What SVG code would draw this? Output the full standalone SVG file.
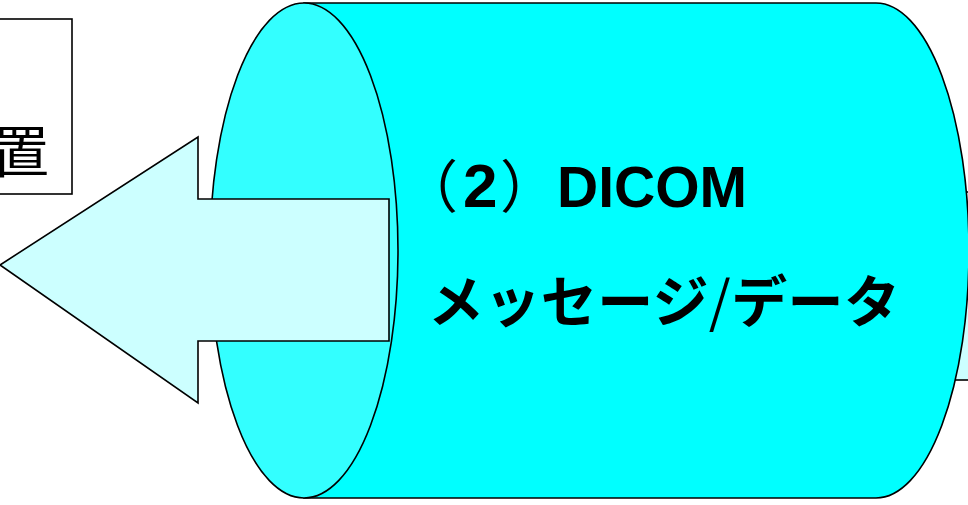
<svg xmlns="http://www.w3.org/2000/svg" width="968" height="505" viewBox="0 0 968 505">
<style>
.ln{stroke:#000;stroke-width:1.6;stroke-linejoin:miter}
.lt{fill:#ccffff}
.jp{font-family:"Liberation Sans","Noto Sans CJK JP",sans-serif;fill:#000}
.cjk{font-family:"Noto Sans CJK JP",sans-serif}
</style>
<rect width="968" height="505" fill="#fff"/>
<g id="right-arrow">
<rect class="ln lt" x="880" y="192" width="100" height="188"/>
</g>
<g id="dicom-cylinder">
<path class="ln" fill="#00ffff" d="M304,3 L876,3 A93,247.5 0 0 1 876,498 L304,498 Z"/>
<ellipse class="ln" fill="#33ffff" cx="304" cy="250.5" rx="94" ry="247.5"/>
<text class="jp" font-size="57" font-weight="bold" y="207"><tspan class="cjk" font-weight="normal" x="401">（</tspan><tspan x="463" font-size="62">2</tspan><tspan class="cjk" font-weight="normal" x="500">）</tspan><tspan x="557">DICOM</tspan></text>
<text class="cjk" font-size="56" font-weight="bold" x="428" y="322" textLength="472" lengthAdjust="spacing">メッセージ<tspan font-weight="normal">/</tspan>データ</text>
</g>
<g id="device-box">
<rect class="ln" fill="#fff" x="-5" y="19" width="77" height="175"/>
<text class="cjk" font-size="56" x="-7" y="172">置</text>
</g>
<g id="connectors">
<path class="ln lt" d="M0,265 L198,137 L198,199 L389,199 L389,341 L198,341 L198,403 Z"/>
</g>
</svg>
★ ★ ★ ★ ★
Copy each line above precisely, dropping the pictures.

### Complete response
What SVG code would draw this? Output the full standalone SVG file.
<svg xmlns="http://www.w3.org/2000/svg" width="968" height="505" viewBox="0 0 968 505">
<style>
.ln{stroke:#000;stroke-width:1.6;stroke-linejoin:miter}
.lt{fill:#ccffff}
.jp{font-family:"Liberation Sans","Noto Sans CJK JP",sans-serif;fill:#000}
.cjk{font-family:"Noto Sans CJK JP",sans-serif}
</style>
<rect width="968" height="505" fill="#fff"/>
<g id="right-arrow">
<rect class="ln lt" x="880" y="192" width="100" height="188"/>
</g>
<g id="dicom-cylinder">
<path class="ln" fill="#00ffff" d="M304,3 L876,3 A93,247.5 0 0 1 876,498 L304,498 Z"/>
<ellipse class="ln" fill="#33ffff" cx="304" cy="250.5" rx="94" ry="247.5"/>
<text class="jp" font-size="57" font-weight="bold" y="207"><tspan class="cjk" font-weight="normal" x="401">（</tspan><tspan x="463" font-size="62">2</tspan><tspan class="cjk" font-weight="normal" x="500">）</tspan><tspan x="557">DICOM</tspan></text>
<text class="cjk" font-size="56" font-weight="bold" x="428" y="322" textLength="472" lengthAdjust="spacing">メッセージ<tspan font-weight="normal">/</tspan>データ</text>
</g>
<g id="device-box">
<rect class="ln" fill="#fff" x="-5" y="19" width="77" height="175"/>
<text class="cjk" font-size="56" x="-7" y="172">置</text>
</g>
<g id="connectors">
<path class="ln lt" d="M0,265 L198,137 L198,199 L389,199 L389,341 L198,341 L198,403 Z"/>
</g>
</svg>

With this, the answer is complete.